**** Recorded information ****

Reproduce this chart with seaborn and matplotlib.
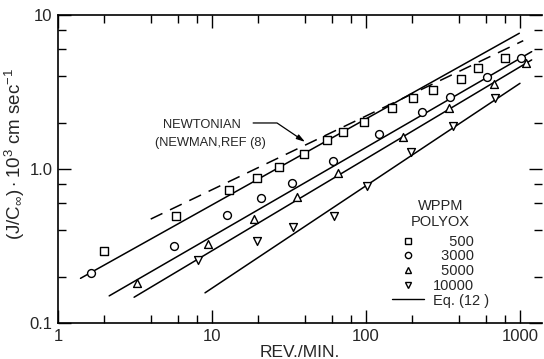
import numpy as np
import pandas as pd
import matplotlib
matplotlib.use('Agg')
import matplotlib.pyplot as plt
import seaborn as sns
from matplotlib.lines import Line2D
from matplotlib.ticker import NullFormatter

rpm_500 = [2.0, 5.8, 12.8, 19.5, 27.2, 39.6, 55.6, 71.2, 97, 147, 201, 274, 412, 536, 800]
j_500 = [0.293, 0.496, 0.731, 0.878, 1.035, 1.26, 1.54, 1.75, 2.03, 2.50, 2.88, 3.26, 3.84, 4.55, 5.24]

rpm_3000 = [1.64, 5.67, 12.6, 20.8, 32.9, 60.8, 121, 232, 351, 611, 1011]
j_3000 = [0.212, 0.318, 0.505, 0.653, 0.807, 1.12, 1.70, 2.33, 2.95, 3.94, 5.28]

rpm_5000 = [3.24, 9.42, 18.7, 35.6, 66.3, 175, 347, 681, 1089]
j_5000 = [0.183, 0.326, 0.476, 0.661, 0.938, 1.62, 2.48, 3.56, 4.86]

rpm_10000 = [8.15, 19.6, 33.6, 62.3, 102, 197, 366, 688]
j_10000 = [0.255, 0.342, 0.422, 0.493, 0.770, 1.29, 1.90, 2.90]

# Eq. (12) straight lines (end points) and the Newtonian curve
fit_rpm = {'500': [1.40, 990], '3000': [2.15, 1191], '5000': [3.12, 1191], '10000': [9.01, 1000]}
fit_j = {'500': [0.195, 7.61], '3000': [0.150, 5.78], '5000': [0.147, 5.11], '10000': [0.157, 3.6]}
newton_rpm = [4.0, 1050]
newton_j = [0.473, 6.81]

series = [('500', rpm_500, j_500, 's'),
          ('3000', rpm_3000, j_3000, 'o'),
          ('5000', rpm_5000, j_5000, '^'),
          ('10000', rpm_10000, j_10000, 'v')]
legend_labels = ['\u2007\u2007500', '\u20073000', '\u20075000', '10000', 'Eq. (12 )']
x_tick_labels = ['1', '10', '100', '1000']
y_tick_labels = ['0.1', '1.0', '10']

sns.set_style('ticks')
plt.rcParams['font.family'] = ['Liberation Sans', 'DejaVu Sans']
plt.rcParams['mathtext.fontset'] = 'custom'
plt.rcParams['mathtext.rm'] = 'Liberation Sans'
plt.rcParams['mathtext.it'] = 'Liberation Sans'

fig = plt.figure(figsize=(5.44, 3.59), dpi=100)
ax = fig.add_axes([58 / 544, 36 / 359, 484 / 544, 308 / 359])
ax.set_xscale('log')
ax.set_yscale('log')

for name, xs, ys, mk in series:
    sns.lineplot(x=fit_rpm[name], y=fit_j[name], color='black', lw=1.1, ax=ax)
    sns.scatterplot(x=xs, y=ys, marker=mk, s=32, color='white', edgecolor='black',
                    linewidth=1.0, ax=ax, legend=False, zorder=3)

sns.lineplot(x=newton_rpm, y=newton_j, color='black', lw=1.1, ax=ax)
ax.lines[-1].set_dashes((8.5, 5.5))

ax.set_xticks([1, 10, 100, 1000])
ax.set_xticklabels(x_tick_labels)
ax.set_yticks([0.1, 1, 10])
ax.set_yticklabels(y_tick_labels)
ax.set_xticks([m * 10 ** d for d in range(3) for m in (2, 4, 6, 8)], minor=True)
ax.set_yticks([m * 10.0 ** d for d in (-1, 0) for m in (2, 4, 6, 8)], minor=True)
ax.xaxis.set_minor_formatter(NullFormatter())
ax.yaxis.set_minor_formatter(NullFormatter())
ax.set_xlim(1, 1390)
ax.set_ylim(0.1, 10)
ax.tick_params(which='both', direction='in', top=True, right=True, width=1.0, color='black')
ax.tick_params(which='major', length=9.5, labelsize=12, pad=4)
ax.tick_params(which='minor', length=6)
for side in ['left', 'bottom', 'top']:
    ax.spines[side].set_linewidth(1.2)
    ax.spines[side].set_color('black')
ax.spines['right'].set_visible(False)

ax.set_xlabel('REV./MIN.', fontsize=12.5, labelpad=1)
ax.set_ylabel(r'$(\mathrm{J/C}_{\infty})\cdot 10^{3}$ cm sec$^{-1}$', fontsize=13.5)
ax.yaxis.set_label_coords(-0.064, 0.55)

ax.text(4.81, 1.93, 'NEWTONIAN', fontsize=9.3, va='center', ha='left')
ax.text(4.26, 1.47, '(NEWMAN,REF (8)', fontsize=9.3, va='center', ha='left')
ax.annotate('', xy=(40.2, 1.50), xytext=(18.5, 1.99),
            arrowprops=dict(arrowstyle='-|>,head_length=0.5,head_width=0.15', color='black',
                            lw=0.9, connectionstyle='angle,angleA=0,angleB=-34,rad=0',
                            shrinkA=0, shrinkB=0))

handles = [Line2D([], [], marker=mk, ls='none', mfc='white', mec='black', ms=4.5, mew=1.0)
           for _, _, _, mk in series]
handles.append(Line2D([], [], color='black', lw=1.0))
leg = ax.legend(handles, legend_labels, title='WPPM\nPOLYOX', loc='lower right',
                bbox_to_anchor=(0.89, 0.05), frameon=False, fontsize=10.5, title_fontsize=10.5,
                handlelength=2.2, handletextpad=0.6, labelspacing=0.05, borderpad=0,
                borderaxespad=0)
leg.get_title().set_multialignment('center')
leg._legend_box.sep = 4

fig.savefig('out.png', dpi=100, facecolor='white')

****

Pictures are excluded: retype only the lines from the beginning of the listing above through the line with "j_10000 = [0.255, 0.342, 0.422, 0.493, 0.770, 1.29, 1.90, 2.90]", both included.

§ **Result**
Reproduce this chart with seaborn and matplotlib.
import numpy as np
import pandas as pd
import matplotlib
matplotlib.use('Agg')
import matplotlib.pyplot as plt
import seaborn as sns
from matplotlib.lines import Line2D
from matplotlib.ticker import NullFormatter

rpm_500 = [2.0, 5.8, 12.8, 19.5, 27.2, 39.6, 55.6, 71.2, 97, 147, 201, 274, 412, 536, 800]
j_500 = [0.293, 0.496, 0.731, 0.878, 1.035, 1.26, 1.54, 1.75, 2.03, 2.50, 2.88, 3.26, 3.84, 4.55, 5.24]

rpm_3000 = [1.64, 5.67, 12.6, 20.8, 32.9, 60.8, 121, 232, 351, 611, 1011]
j_3000 = [0.212, 0.318, 0.505, 0.653, 0.807, 1.12, 1.70, 2.33, 2.95, 3.94, 5.28]

rpm_5000 = [3.24, 9.42, 18.7, 35.6, 66.3, 175, 347, 681, 1089]
j_5000 = [0.183, 0.326, 0.476, 0.661, 0.938, 1.62, 2.48, 3.56, 4.86]

rpm_10000 = [8.15, 19.6, 33.6, 62.3, 102, 197, 366, 688]
j_10000 = [0.255, 0.342, 0.422, 0.493, 0.770, 1.29, 1.90, 2.90]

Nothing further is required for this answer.